-------- SUPPLIED DATA --------
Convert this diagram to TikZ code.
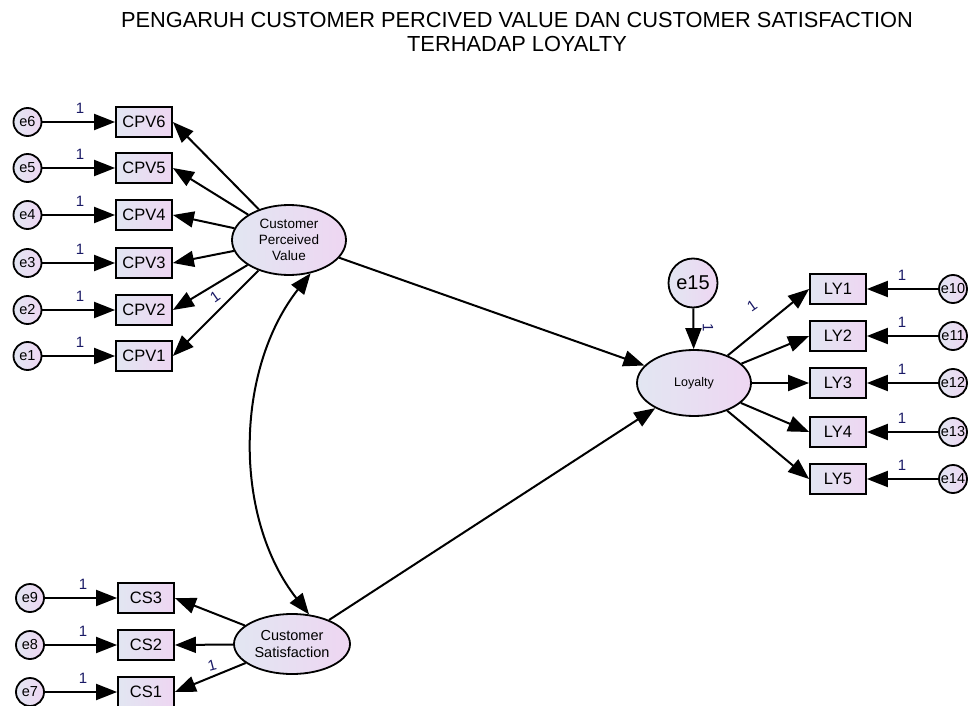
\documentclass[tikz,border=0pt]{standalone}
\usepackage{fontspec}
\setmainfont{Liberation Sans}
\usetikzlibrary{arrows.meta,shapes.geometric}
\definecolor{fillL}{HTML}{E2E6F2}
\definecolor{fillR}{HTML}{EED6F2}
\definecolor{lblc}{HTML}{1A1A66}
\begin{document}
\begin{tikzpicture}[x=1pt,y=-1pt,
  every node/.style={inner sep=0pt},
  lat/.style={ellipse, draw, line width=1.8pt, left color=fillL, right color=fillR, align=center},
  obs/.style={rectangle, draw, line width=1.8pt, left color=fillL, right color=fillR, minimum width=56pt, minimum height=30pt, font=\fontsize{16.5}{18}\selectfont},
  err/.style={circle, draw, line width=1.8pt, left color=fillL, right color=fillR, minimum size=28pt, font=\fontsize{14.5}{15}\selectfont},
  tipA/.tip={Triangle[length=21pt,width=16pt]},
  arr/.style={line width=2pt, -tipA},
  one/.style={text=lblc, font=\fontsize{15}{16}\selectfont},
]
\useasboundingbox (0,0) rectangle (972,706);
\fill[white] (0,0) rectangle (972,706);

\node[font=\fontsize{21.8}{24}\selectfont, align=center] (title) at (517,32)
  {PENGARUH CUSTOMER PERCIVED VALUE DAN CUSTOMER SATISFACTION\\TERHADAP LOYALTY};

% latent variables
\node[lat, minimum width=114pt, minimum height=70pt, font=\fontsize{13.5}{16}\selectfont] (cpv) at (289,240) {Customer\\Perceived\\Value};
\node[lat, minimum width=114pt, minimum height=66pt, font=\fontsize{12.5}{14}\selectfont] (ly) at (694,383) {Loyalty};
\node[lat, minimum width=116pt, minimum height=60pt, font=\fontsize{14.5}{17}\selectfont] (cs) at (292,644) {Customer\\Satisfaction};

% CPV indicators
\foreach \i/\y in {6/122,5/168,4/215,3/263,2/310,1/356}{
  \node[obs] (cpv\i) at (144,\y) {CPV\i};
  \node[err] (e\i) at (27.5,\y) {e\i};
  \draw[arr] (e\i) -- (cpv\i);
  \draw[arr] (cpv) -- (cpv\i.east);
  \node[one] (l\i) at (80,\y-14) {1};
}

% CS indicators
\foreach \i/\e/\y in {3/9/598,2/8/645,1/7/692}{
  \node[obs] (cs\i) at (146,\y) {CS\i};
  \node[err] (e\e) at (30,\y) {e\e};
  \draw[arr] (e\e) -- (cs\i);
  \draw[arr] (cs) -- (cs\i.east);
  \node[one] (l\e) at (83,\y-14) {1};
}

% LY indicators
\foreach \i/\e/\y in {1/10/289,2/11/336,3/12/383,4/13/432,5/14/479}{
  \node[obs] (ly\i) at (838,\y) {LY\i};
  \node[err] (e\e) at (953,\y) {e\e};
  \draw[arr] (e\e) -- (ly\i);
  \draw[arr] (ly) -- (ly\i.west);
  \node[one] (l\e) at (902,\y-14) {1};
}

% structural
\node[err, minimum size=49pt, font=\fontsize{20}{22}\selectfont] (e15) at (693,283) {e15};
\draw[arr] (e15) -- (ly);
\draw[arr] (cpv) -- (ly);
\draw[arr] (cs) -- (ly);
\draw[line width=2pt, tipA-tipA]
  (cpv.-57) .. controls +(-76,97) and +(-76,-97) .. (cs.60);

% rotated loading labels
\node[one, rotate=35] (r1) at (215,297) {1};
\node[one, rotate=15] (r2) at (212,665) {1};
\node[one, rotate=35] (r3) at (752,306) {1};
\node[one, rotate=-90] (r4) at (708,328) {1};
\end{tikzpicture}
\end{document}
--------
▸ **SET EXERCISE**
Reproduce all of the material exactly, apart from the pictures.

▸ **RESPONSE**
Convert this diagram to TikZ code.
\documentclass[tikz,border=0pt]{standalone}
\usepackage{fontspec}
\setmainfont{Liberation Sans}
\usetikzlibrary{arrows.meta,shapes.geometric}
\definecolor{fillL}{HTML}{E2E6F2}
\definecolor{fillR}{HTML}{EED6F2}
\definecolor{lblc}{HTML}{1A1A66}
\begin{document}
\begin{tikzpicture}[x=1pt,y=-1pt,
  every node/.style={inner sep=0pt},
  lat/.style={ellipse, draw, line width=1.8pt, left color=fillL, right color=fillR, align=center},
  obs/.style={rectangle, draw, line width=1.8pt, left color=fillL, right color=fillR, minimum width=56pt, minimum height=30pt, font=\fontsize{16.5}{18}\selectfont},
  err/.style={circle, draw, line width=1.8pt, left color=fillL, right color=fillR, minimum size=28pt, font=\fontsize{14.5}{15}\selectfont},
  tipA/.tip={Triangle[length=21pt,width=16pt]},
  arr/.style={line width=2pt, -tipA},
  one/.style={text=lblc, font=\fontsize{15}{16}\selectfont},
]
\useasboundingbox (0,0) rectangle (972,706);
\fill[white] (0,0) rectangle (972,706);

\node[font=\fontsize{21.8}{24}\selectfont, align=center] (title) at (517,32)
  {PENGARUH CUSTOMER PERCIVED VALUE DAN CUSTOMER SATISFACTION\\TERHADAP LOYALTY};

% latent variables
\node[lat, minimum width=114pt, minimum height=70pt, font=\fontsize{13.5}{16}\selectfont] (cpv) at (289,240) {Customer\\Perceived\\Value};
\node[lat, minimum width=114pt, minimum height=66pt, font=\fontsize{12.5}{14}\selectfont] (ly) at (694,383) {Loyalty};
\node[lat, minimum width=116pt, minimum height=60pt, font=\fontsize{14.5}{17}\selectfont] (cs) at (292,644) {Customer\\Satisfaction};

% CPV indicators
\foreach \i/\y in {6/122,5/168,4/215,3/263,2/310,1/356}{
  \node[obs] (cpv\i) at (144,\y) {CPV\i};
  \node[err] (e\i) at (27.5,\y) {e\i};
  \draw[arr] (e\i) -- (cpv\i);
  \draw[arr] (cpv) -- (cpv\i.east);
  \node[one] (l\i) at (80,\y-14) {1};
}

% CS indicators
\foreach \i/\e/\y in {3/9/598,2/8/645,1/7/692}{
  \node[obs] (cs\i) at (146,\y) {CS\i};
  \node[err] (e\e) at (30,\y) {e\e};
  \draw[arr] (e\e) -- (cs\i);
  \draw[arr] (cs) -- (cs\i.east);
  \node[one] (l\e) at (83,\y-14) {1};
}

% LY indicators
\foreach \i/\e/\y in {1/10/289,2/11/336,3/12/383,4/13/432,5/14/479}{
  \node[obs] (ly\i) at (838,\y) {LY\i};
  \node[err] (e\e) at (953,\y) {e\e};
  \draw[arr] (e\e) -- (ly\i);
  \draw[arr] (ly) -- (ly\i.west);
  \node[one] (l\e) at (902,\y-14) {1};
}

% structural
\node[err, minimum size=49pt, font=\fontsize{20}{22}\selectfont] (e15) at (693,283) {e15};
\draw[arr] (e15) -- (ly);
\draw[arr] (cpv) -- (ly);
\draw[arr] (cs) -- (ly);
\draw[line width=2pt, tipA-tipA]
  (cpv.-57) .. controls +(-76,97) and +(-76,-97) .. (cs.60);

% rotated loading labels
\node[one, rotate=35] (r1) at (215,297) {1};
\node[one, rotate=15] (r2) at (212,665) {1};
\node[one, rotate=35] (r3) at (752,306) {1};
\node[one, rotate=-90] (r4) at (708,328) {1};
\end{tikzpicture}
\end{document}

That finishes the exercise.